Spruce for musical instruments now rare in Bohemia's forests

Photo: CTK

The deep forests of the Sumava Mountains in South Bohemia used to abound in spruce trees whose wood was of such high quality that it was used for the production of musical instruments in workshops around Europe. But environmental change and forest management means these legendary tone spruce trees are becoming increasingly rare.

Photo: CTK
Musical instruments cannot be made from any old wood. It is a delicate process which requires the best quality material from handpicked trees. Jaroslav Norek of the Czech musical instrument maker Strunal explains what distinguishes tone wood from ordinary timber.

"The wood has special acoustic features. The trees need to be over 110-120 years old and need to grow very slowly and evenly. The grain has to be tight and straight. Such wood usually grows in certain locations, in the middle of forests and on northern slopes. It mustn't have knots and has to be straight, not spiralled."

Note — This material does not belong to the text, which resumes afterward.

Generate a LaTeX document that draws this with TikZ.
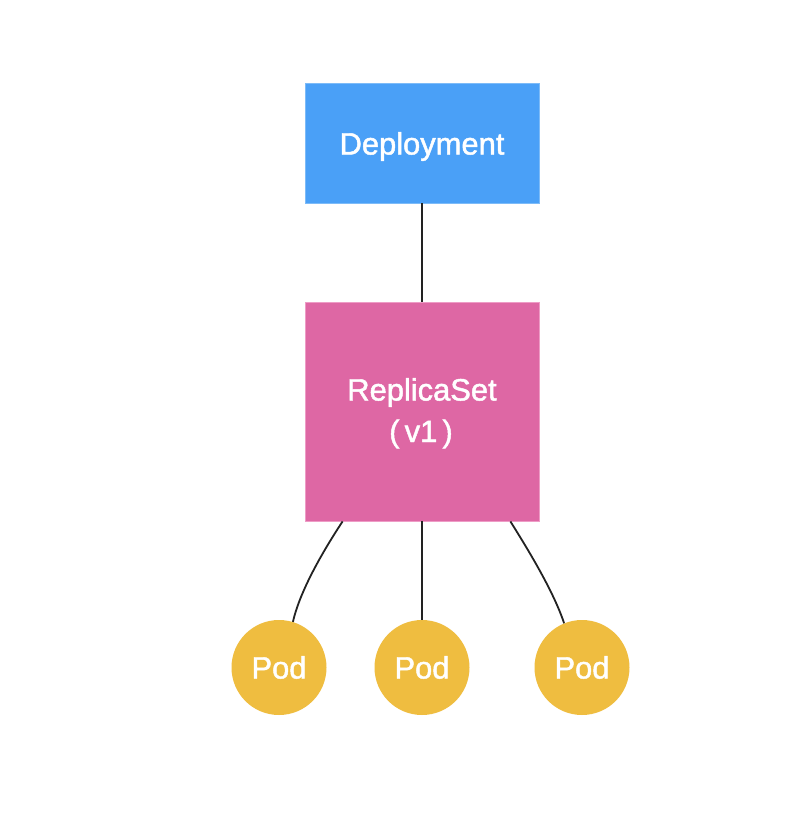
\documentclass[tikz,border=0pt]{standalone}
\usepackage{fontspec}
\setmainfont{Liberation Sans}
\newfontfamily\labelfont{Liberation Sans}[FakeBold=1.5]
\definecolor{depblue}{HTML}{4AA0F7}
\definecolor{depedge}{HTML}{7DBBF8}
\definecolor{rspink}{HTML}{DE67A4}
\definecolor{rsedge}{HTML}{EE9CC6}
\definecolor{podgold}{HTML}{EFBD40}
\definecolor{linedark}{HTML}{222222}
\begin{document}
\begin{tikzpicture}[x=1bp,y=-1bp]
\tikzset{
  boxstyle/.style={rectangle, inner sep=0pt, minimum width=234bp, line width=0.8bp},
  labelstyle/.style={anchor=base, inner sep=0pt, text=white, font=\labelfont\fontsize{31}{36}\selectfont},
  podstyle/.style={circle, fill=podgold, inner sep=0pt, minimum size=95bp},
  linkstyle/.style={draw=linedark, line width=1.8bp}
}
\useasboundingbox (0,0) rectangle (812,838);
\fill[white] (0,0) rectangle (812,838);
\node[boxstyle, fill=depblue, draw=depedge, minimum height=120bp] (dep) at (422,143) {};
\node[labelstyle] (deplabel) at (422,154.5) {Deployment};
\node[boxstyle, fill=rspink, draw=rsedge, minimum height=219bp] (rs) at (422,411.5) {};
\node[labelstyle] (rslabel) at (422,400.5) {ReplicaSet};
\node[labelstyle] (rsver) at (421,442) {(\,v1\,)};
\node[podstyle] (p1) at (279,667.5) {};
\node[podstyle] (p2) at (422,667.5) {};
\node[podstyle] (p3) at (582,667.5) {};
\node[labelstyle] (p1label) at (279,678.5) {Pod};
\node[labelstyle] (p2label) at (422,678.5) {Pod};
\node[labelstyle] (p3label) at (582,678.5) {Pod};
\draw[linkstyle] (dep.south) -- (rs.north);
\draw[linkstyle] ([xshift=38bp]rs.south west) .. controls (325,548) and (300,590) .. (p1.73);
\draw[linkstyle] (rs.south) -- (p2.north);
\draw[linkstyle] ([xshift=-29bp]rs.south east) .. controls (527,548) and (553,590) .. (p3.112);
\end{tikzpicture}
\end{document}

Such locations can be found in the remnants of the virgin forest in the Sumava Mountains where spruce tone wood for the soundboards of violins, pianos and other instruments has been harvested for centuries to be exported to workshops around Europe. It is said that Mozart himself played on pianos made from Sumava wood. "In the Czech Republic there is an ideal location - the Sumava Mountains where at a certain altitude we can find spruce trees which are perfect for musical instruments. They have been logged there since time immemorial. But since Sumava has become a natural reserve and logging has been limited, tone timber has been in short supply."

Tone spruce used to be so plentiful in the Sumava that it was processed right there at local sawmills. But it is not only increased protection of the environment but also commercial logging which makes tone wood scarce.

"In recent years tone wood has been in short supply. It is because of high demand for timber. The wood is logged before the tree has time to grow to the required size and the locations become exhausted. Also, if you log the trees around a potential tone spruce, it starts growing faster, the grain is loose and it is no good for our purposes."

Musical instrument making has a long tradition in the Czech Republic and Central Europe but with the declining supply of tone wood, local producers have started turning elsewhere, such as the forests of the Austrian Alps and Bosnia Herzegovina.